# EXERCISE REQUIREMENTS
Extract only the first line of the listing and every line after it up to and including the one with "Chart.register(...registerables);". Omit the pictures.

# DATA BLOCK
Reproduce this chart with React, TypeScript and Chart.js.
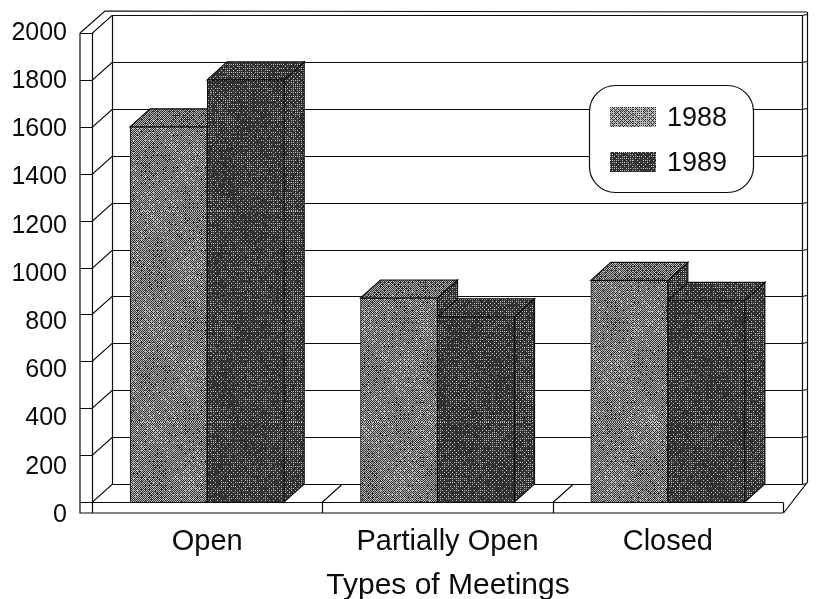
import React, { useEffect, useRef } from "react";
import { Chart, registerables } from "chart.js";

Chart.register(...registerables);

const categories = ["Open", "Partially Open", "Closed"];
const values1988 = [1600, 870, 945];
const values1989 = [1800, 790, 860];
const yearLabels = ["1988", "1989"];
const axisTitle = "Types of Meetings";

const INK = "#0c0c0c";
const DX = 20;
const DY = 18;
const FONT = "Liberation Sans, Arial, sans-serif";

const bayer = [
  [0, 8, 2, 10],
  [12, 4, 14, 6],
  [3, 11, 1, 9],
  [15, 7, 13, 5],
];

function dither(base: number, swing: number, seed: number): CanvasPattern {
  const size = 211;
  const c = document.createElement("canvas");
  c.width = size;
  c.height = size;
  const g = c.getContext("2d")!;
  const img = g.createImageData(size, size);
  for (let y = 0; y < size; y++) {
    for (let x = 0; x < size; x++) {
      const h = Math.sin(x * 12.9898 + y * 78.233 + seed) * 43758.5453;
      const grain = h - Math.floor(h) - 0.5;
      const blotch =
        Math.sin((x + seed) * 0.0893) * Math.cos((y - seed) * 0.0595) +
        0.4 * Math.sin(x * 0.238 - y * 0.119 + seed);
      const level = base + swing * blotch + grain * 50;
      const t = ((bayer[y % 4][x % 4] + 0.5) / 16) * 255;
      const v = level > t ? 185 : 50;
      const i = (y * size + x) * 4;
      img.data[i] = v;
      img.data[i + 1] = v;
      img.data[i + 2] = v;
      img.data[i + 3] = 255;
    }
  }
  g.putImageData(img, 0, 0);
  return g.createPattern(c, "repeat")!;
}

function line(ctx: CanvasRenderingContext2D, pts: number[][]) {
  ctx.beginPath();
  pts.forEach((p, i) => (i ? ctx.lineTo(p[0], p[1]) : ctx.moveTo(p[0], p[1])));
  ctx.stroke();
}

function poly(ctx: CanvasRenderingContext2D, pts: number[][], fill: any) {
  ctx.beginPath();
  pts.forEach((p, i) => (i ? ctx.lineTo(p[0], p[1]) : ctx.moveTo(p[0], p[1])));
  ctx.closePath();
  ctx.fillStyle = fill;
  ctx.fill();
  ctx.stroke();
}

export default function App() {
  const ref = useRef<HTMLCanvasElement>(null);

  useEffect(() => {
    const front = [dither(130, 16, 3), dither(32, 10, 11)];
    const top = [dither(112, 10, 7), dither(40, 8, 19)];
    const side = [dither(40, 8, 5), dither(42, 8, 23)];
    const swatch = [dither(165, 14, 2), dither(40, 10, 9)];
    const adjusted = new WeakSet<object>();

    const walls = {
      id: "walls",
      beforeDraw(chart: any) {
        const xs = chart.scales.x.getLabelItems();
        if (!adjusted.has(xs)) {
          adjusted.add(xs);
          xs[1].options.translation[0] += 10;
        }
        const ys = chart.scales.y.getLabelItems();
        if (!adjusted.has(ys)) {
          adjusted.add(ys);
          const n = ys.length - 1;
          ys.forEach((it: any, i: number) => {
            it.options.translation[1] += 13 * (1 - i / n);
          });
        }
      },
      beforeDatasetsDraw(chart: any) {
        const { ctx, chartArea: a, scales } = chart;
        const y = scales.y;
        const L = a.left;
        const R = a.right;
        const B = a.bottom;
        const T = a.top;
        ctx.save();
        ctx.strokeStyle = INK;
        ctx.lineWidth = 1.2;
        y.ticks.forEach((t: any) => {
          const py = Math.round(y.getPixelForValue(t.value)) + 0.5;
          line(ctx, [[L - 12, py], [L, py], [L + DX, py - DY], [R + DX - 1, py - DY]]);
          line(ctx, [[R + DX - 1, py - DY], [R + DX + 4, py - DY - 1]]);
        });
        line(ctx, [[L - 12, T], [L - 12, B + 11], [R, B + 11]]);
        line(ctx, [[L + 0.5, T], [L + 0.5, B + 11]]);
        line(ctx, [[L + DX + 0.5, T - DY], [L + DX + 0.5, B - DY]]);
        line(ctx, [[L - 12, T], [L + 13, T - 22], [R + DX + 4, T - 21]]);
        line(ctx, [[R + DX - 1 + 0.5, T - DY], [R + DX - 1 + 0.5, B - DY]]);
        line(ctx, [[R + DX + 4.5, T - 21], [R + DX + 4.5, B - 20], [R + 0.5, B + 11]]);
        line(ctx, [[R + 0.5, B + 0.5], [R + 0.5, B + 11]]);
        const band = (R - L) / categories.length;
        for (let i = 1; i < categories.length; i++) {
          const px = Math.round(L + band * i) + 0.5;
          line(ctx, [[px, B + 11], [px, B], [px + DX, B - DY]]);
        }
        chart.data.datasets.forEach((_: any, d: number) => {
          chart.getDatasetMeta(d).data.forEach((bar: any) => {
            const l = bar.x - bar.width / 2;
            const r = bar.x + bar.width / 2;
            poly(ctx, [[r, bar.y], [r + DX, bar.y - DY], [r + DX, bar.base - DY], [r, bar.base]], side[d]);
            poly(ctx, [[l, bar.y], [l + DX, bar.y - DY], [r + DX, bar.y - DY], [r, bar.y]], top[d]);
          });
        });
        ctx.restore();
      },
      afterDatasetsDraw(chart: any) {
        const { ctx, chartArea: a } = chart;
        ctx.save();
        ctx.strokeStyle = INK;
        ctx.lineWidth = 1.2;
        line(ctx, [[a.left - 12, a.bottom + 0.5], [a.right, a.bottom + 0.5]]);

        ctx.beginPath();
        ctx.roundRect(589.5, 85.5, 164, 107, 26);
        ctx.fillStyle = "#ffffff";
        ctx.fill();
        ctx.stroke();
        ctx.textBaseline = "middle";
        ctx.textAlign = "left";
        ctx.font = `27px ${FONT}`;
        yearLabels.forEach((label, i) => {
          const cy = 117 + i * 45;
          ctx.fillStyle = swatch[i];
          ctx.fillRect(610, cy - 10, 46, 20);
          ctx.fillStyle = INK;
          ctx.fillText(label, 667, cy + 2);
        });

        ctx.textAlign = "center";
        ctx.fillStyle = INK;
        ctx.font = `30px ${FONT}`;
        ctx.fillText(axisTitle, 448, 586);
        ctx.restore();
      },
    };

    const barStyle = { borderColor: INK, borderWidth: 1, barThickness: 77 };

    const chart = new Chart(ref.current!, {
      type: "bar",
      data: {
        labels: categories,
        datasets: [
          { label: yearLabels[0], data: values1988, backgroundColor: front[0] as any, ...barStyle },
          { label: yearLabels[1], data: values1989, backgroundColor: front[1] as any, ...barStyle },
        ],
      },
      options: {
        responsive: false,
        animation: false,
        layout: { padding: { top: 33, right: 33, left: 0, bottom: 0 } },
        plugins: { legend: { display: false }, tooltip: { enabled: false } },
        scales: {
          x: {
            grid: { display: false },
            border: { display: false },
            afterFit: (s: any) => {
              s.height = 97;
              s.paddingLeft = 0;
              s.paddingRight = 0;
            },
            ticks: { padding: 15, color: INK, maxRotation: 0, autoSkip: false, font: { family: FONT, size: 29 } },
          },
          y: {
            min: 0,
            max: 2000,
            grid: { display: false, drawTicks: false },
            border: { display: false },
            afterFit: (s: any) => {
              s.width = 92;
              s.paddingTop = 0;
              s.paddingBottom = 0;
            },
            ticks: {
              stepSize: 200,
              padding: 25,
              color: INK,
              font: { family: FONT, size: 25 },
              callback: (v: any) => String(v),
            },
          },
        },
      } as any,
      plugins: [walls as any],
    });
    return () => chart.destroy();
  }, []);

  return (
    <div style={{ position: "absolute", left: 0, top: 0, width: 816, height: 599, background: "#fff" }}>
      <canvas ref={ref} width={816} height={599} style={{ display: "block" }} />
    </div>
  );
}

# SOLUTION BELOW
Reproduce this chart with React, TypeScript and Chart.js.
import React, { useEffect, useRef } from "react";
import { Chart, registerables } from "chart.js";

Chart.register(...registerables);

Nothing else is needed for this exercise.